Problem details> Give back exactly the lines from the one with "Output the web" through the one with "const d = SQ", inclusive, without the images.

Entries with chart source code:
- - - -
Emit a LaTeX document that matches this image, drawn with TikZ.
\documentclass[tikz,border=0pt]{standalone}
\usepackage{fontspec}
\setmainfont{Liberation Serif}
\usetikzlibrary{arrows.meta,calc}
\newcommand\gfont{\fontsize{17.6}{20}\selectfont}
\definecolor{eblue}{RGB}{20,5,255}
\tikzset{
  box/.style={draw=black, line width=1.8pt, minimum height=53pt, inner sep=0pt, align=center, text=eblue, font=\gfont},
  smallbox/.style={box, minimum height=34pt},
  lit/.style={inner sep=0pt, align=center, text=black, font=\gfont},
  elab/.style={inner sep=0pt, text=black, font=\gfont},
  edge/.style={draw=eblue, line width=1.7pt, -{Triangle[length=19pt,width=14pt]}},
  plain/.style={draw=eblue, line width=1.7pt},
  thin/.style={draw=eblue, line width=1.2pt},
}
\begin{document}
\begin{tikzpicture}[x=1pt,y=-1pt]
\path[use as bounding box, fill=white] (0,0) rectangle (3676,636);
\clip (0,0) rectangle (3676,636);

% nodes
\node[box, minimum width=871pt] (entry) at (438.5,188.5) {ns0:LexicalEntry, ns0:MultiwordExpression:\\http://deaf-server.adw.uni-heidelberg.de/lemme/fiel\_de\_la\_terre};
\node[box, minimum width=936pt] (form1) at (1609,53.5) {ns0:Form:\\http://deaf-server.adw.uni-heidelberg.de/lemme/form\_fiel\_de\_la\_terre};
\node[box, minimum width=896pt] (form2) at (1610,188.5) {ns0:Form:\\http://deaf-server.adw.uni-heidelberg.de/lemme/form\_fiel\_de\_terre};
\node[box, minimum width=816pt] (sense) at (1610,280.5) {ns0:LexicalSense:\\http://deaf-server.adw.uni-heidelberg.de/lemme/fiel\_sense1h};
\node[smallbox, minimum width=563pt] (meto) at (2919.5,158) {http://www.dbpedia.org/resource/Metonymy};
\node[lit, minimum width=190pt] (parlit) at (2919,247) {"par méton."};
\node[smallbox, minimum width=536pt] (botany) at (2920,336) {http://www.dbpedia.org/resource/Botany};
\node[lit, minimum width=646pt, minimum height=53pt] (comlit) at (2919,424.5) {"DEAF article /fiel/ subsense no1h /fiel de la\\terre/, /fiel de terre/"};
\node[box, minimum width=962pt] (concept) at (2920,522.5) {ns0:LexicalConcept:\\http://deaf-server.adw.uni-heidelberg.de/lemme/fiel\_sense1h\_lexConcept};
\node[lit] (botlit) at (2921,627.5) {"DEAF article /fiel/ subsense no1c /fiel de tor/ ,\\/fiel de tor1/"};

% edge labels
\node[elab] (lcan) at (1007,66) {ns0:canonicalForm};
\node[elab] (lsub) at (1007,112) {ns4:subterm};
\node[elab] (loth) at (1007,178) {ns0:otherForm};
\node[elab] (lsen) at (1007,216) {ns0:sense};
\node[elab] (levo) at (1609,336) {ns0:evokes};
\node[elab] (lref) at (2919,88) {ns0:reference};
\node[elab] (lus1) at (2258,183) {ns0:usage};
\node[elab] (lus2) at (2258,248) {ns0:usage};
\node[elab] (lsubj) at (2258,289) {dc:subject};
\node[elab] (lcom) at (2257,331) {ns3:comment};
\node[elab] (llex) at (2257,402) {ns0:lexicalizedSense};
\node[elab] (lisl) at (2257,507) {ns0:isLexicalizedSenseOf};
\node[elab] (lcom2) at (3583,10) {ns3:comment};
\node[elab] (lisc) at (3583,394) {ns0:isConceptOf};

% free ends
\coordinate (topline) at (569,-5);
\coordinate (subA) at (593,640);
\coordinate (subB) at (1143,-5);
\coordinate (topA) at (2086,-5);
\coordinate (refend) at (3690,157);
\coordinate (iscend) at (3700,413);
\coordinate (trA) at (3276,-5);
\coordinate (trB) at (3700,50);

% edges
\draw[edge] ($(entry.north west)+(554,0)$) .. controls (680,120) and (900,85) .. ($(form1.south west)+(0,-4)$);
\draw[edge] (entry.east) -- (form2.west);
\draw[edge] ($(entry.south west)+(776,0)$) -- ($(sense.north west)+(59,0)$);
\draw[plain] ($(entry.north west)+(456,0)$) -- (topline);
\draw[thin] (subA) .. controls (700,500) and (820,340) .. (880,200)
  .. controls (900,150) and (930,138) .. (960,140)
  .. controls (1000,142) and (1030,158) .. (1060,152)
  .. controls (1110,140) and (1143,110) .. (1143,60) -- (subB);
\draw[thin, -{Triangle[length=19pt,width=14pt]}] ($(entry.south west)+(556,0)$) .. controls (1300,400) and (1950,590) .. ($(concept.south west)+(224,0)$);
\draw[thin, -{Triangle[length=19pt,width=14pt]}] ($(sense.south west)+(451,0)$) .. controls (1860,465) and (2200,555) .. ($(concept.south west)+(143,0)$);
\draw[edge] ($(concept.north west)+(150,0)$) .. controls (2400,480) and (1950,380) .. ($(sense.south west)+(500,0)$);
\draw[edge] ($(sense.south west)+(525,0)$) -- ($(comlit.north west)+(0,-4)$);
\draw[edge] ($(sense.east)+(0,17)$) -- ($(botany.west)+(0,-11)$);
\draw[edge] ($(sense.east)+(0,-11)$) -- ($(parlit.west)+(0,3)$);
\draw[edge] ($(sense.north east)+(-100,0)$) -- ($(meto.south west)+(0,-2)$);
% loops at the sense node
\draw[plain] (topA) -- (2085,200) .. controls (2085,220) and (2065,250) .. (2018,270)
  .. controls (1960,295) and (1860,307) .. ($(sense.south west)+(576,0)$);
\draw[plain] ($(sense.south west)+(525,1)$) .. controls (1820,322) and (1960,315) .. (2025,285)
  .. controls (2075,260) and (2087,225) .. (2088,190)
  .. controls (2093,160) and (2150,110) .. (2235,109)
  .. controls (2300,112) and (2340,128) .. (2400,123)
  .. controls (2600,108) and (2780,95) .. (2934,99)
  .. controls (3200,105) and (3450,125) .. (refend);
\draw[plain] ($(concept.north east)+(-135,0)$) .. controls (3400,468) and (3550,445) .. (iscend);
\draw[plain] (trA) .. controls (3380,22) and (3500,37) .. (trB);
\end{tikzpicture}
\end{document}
- - - -
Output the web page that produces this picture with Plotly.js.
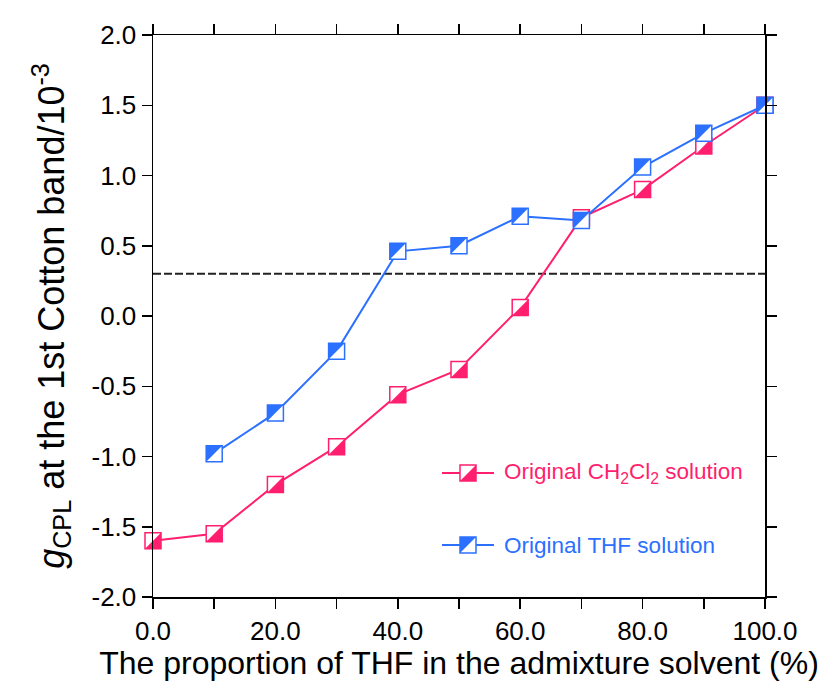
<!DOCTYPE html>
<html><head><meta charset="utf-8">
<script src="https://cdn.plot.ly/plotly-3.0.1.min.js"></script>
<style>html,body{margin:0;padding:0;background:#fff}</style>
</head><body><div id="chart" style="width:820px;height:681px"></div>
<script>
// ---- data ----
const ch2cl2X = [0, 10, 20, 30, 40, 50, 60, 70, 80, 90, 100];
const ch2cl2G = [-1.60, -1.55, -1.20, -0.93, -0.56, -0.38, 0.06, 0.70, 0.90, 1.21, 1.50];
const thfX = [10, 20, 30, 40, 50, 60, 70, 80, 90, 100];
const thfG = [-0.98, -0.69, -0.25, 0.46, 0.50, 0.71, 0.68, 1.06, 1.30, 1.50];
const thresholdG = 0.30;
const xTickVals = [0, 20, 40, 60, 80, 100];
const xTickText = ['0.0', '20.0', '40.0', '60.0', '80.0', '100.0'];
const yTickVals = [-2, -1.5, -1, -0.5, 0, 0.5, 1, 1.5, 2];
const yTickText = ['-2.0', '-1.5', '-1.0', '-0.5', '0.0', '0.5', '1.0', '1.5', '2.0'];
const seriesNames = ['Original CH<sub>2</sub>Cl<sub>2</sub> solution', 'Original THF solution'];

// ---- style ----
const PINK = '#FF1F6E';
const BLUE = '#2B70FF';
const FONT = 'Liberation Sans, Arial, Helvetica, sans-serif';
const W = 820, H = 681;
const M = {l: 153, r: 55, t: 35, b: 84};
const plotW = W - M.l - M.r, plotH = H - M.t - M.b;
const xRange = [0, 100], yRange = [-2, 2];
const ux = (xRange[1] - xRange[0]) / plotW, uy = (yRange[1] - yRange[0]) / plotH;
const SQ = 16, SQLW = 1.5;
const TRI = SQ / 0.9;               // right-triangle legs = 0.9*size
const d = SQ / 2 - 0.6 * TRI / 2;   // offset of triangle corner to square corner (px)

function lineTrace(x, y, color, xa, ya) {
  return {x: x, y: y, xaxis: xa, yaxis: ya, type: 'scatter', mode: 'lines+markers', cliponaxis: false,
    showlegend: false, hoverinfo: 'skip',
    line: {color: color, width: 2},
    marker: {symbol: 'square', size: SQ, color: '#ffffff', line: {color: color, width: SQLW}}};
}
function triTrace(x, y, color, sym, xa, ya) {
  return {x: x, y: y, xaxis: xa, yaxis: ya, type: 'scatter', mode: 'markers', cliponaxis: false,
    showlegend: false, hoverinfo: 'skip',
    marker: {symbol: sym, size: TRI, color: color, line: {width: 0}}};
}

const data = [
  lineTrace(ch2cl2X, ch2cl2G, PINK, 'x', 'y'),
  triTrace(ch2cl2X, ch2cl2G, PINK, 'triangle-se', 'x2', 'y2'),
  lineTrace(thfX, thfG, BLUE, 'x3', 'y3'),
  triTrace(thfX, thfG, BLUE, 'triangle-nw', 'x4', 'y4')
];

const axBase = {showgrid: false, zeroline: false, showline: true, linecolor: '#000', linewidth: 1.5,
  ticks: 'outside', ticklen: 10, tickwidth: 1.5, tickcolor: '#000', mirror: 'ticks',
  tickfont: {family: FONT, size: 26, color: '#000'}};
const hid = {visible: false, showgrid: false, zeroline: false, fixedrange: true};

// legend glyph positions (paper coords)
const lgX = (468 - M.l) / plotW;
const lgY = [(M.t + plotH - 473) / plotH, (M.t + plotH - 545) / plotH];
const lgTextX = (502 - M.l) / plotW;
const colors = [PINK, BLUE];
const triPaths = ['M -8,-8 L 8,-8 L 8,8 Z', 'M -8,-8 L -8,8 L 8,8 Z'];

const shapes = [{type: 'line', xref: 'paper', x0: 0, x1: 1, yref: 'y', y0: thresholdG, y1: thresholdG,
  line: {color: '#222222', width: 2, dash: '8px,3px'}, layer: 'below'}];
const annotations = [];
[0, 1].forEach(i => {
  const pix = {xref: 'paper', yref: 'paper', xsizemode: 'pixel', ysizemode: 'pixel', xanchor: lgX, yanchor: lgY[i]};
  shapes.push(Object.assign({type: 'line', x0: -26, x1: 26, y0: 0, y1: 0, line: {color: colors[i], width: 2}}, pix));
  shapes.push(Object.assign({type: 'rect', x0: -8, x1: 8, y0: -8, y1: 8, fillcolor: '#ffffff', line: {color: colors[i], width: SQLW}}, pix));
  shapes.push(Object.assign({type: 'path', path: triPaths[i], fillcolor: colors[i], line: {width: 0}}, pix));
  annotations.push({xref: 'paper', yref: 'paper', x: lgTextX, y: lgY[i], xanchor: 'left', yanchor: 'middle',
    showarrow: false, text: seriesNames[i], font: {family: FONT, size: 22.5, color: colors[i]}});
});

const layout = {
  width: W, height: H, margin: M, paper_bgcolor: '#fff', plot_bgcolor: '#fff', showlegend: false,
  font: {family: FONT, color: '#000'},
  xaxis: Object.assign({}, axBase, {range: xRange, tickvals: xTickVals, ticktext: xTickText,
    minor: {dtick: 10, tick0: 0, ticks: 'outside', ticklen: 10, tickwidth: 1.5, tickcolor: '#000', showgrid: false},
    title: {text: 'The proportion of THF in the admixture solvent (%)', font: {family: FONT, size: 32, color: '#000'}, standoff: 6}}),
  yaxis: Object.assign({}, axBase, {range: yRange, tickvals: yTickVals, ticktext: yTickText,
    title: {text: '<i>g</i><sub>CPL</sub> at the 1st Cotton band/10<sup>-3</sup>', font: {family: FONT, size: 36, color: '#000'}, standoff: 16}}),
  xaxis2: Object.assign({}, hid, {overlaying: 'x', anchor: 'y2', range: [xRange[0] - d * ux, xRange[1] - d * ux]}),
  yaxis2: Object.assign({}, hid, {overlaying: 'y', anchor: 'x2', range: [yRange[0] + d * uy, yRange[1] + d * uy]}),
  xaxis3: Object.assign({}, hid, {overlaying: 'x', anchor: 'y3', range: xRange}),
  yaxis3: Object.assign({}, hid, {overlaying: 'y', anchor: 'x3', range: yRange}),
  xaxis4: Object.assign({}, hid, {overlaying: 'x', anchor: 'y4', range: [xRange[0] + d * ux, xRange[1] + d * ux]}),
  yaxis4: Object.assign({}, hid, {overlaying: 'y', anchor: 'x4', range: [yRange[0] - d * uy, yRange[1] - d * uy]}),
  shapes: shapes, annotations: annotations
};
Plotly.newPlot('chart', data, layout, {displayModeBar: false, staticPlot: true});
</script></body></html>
- - - -
The output>
Output the web page that produces this picture with Plotly.js.
<!DOCTYPE html>
<html><head><meta charset="utf-8">
<script src="https://cdn.plot.ly/plotly-3.0.1.min.js"></script>
<style>html,body{margin:0;padding:0;background:#fff}</style>
</head><body><div id="chart" style="width:820px;height:681px"></div>
<script>
// ---- data ----
const ch2cl2X = [0, 10, 20, 30, 40, 50, 60, 70, 80, 90, 100];
const ch2cl2G = [-1.60, -1.55, -1.20, -0.93, -0.56, -0.38, 0.06, 0.70, 0.90, 1.21, 1.50];
const thfX = [10, 20, 30, 40, 50, 60, 70, 80, 90, 100];
const thfG = [-0.98, -0.69, -0.25, 0.46, 0.50, 0.71, 0.68, 1.06, 1.30, 1.50];
const thresholdG = 0.30;
const xTickVals = [0, 20, 40, 60, 80, 100];
const xTickText = ['0.0', '20.0', '40.0', '60.0', '80.0', '100.0'];
const yTickVals = [-2, -1.5, -1, -0.5, 0, 0.5, 1, 1.5, 2];
const yTickText = ['-2.0', '-1.5', '-1.0', '-0.5', '0.0', '0.5', '1.0', '1.5', '2.0'];
const seriesNames = ['Original CH<sub>2</sub>Cl<sub>2</sub> solution', 'Original THF solution'];

// ---- style ----
const PINK = '#FF1F6E';
const BLUE = '#2B70FF';
const FONT = 'Liberation Sans, Arial, Helvetica, sans-serif';
const W = 820, H = 681;
const M = {l: 153, r: 55, t: 35, b: 84};
const plotW = W - M.l - M.r, plotH = H - M.t - M.b;
const xRange = [0, 100], yRange = [-2, 2];
const ux = (xRange[1] - xRange[0]) / plotW, uy = (yRange[1] - yRange[0]) / plotH;
const SQ = 16, SQLW = 1.5;
const TRI = SQ / 0.9;               // right-triangle legs = 0.9*size
const d = SQ / 2 - 0.6 * TRI / 2;   // offset of triangle corner to square corner (px)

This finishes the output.